Rev. Stephanie York Arnold
March 10, 2026
It is not enough simply to do no harm. Each of us must do our part to heal the harm that has been done, even when we did not personally cause it.
Shame has been widely examined in our culture over the last decade, in large part thanks to Dr. Brené Brown’s research and writing. A growing collective consciousness is pushing back against the ways shame has been used to oppress, diminish, and subjugate others. Many would argue that the Church has been one of shame’s greatest peddlers. Too often, our sermons and theology have conveyed messages of unworthiness and portrayed a distant God who will ONLY be in relationship with us if we are “washed in the blood” and accept salvation from a God who demands a sacrifice. This is a profoundly limited understanding of the grace and goodness of our Creator and the beauty of creation. Yet so many of us heard these messages for so long that we can scarcely imagine Good News coming from the very place that once taught us how bad we were.
So, I was intrigued to learn that a United Methodist congregation was courageously engaging this topic, seeking to confront shame honestly and diminish its power. This is a church people watch and learn from, far beyond its membership. It is generous, thoughtful, and transformative. I regularly learn from this congregation.
I was even more intrigued by the text chosen to launch the series: Genesis 3. I immediately bristled, as this passage has so often been used to shame women. Nearly every woman—churched or not—knows the story of Eve giving Adam the fruit and Adam blaming Eve for the so-called “Fall of Man.”
After that initial reaction, I waited with hopeful anticipation, trusting that this telling would be different.
The pastor offered a thoughtful account of the shame both Adam and Eve experienced after eating the fruit. He named the ways the Church has exploited that shame to build membership, budgets, and power—condemning humanity while positioning itself as the sole dispenser of grace. He beautifully described the tenderness of our Creator, who clothed Adam and Eve not because God was uncomfortable with their nakedness, but because humanity was. He articulated how shame-based theology has wounded countless people and distorted the Gospel, denying the truth that nothing can separate us from the love of our Creator.

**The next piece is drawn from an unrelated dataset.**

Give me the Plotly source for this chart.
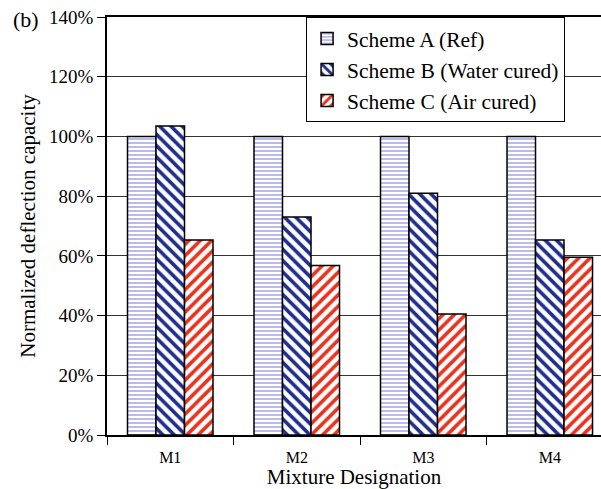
import plotly.graph_objects as go

# Normalized deflection capacity (%) per mixture and curing scheme
mixtures = ["M1", "M2", "M3", "M4"]
scheme_a = [100, 100, 100, 100]
scheme_b = [103.5, 73, 81, 65.3]
scheme_c = [65.3, 56.8, 40.5, 59.5]

series_names = ["Scheme A (Ref)", "Scheme B (Water cured)", "Scheme C (Air cured)"]
y_ticks = [0, 20, 40, 60, 80, 100, 120, 140]
y_tick_text = [f"{v}%" for v in y_ticks]

FONT = "Liberation Serif"

styles = [
    dict(shape="-", fgcolor="#9c9ce6", size=4, solidity=0.35),
    dict(shape="\\", fgcolor="#1f2d8c", size=8, solidity=0.45),
    dict(shape="/", fgcolor="#e8321e", size=8, solidity=0.45),
]

fig = go.Figure()
for name, vals, st in zip(series_names, [scheme_a, scheme_b, scheme_c], styles):
    fig.add_trace(go.Bar(
        x=mixtures, y=vals, name=name,
        marker=dict(
            color="white",
            line=dict(color="black", width=1.5),
            pattern=dict(shape=st["shape"], fgcolor=st["fgcolor"], bgcolor="white",
                         size=st["size"], solidity=st["solidity"], fillmode="replace",
                         fgopacity=1),
        ),
    ))

fig.update_layout(
    width=601, height=489,
    margin=dict(l=107, r=0, t=17, b=54, autoexpand=False),
    paper_bgcolor="white", plot_bgcolor="white",
    barmode="group", bargap=0.324, bargroupgap=0,
    font=dict(family=FONT, color="black"),
    showlegend=True,
    legend=dict(
        x=0.403, y=1, xanchor="left", yanchor="top",
        bgcolor="white", bordercolor="black", borderwidth=1,
        font=dict(family=FONT, size=21.5, color="black"),
        tracegroupgap=0, entrywidth=300, entrywidthmode="pixels",
    ),
)

fig.update_xaxes(
    range=[-0.5, 3.405],
    showline=True, linecolor="black", linewidth=1.5, mirror=True,
    ticks="outside", tickson="boundaries", ticklen=8, tickcolor="black", tickwidth=1,
    tickfont=dict(family=FONT, size=16, color="black"), ticklabelstandoff=7,
    showgrid=False,
    title=dict(text="Mixture Designation", font=dict(family=FONT, size=21, color="black"), standoff=6),
)

fig.update_yaxes(
    range=[0, 140], tickmode="array", tickvals=y_ticks, ticktext=y_tick_text,
    showline=True, linecolor="black", linewidth=1.5,
    ticks="outside", ticklen=8, tickcolor="black", tickwidth=1,
    tickfont=dict(family=FONT, size=19, color="black"),
    showgrid=True, gridcolor="#333333", gridwidth=1,
    zeroline=False,
    title=dict(text="Normalized deflection capacity", font=dict(family=FONT, size=21, color="black"), standoff=8),
)

fig.add_annotation(
    text="(b)", xref="paper", yref="paper", x=-0.195, y=0.993,
    xanchor="left", yanchor="middle", showarrow=False,
    font=dict(family=FONT, size=22, color="black"),
)

fig.write_html("out.html")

And yet, my discomfort grew as the conversation turned to original sin and he began to quote Augustine (who as I have recently learned had serious issues with women). I realized that more than half of his congregation likely identified as female. Would he name the shame this passage has poured onto women for centuries?
I know I bristled because I have lost count of how often this text—and others—have been used to justify women’s subjugation, to declare us untrustworthy as leaders, and to place upon our shoulders the weight of humanity’s sin. This story has been used to brand women as the weaker sex, the tempters of men, the ones deserving suspicion. I once attended a wedding where the clergyperson asked all married men to stand and vow before God to lead their households because women were prone to failure. Husbands were told they bore responsibility for their wives’ redemption.
I longed to hear this gifted preacher—good, compassionate, wise, and widely admired—name clearly and directly that this passage has been weaponized to systemically oppress and shame women. That truth needed to be spoken. Full stop. Had it been named, it would have been balm to my heart.
In my imagination of what might have been healing, I wanted him to speak of the matriarchal societies in which these Genesis stories were likely shaped, societies that often understood the Divine through feminine imagery. I wanted him to ask whether that worldview may have threatened a newly formed patriarchal religious order. I wanted him to ask: Who held the pen that wrote these stories? And then to name that those pens were not held by women—making it unsurprising that the narrative so often faulted women. Nor should it surprise us that both women and snakes became objects of suspicion and fear, given their ancient ties, as snakes were symbols of the Divine Feminine.
But none of this was said. And I grieved for the women in the pews whose shame was only partially lifted.
I found myself wondering: Did he not know? Had he not studied this? Was this precisely why diverse voices in our pulpits matter—because lived experience, alongside reason and tradition, shapes how we interpret Scripture?
Or did he know, but decided it was too controversial? Too progressive? Too risky to give a fuller context for the text?
Or did he believe that simply not perpetuating the old harmful interpretations was enough to move the needle?
And that is when I realized: it is not.
It is not enough to be a good man who preaches good sermons that avoid perpetuating past harm. If you are a good preacher (regardless of your gender), you must actively learn the harm others have endured by the Church—and then you must seek to repair and heal wounds you may not have personally inflicted.
Too many men still occupy the pulpits, write the books, teach the classes, and hold the final authority in Church and society. It is not enough to avoid harm. You must actively work to heal it.
Liberate your people by naming how too often Scripture has been weaponized against women—how it has been used to subjugate, devalue, and even justify violence, distorting women’s God-given identity as image bearers and leaders.
And for goodness’s sake, do not quote Augustine and his concepts of original sin unless you correct his theology of women in the same breath. He may be called a Church Father, but that does not make him right in his belief that women are not fully made in the image of God.
We must do better if we really want to undo the culture of shame that the church has utilized for centuries.
York Arnold is the general secretary for the General Commission on the Status and Role of Women.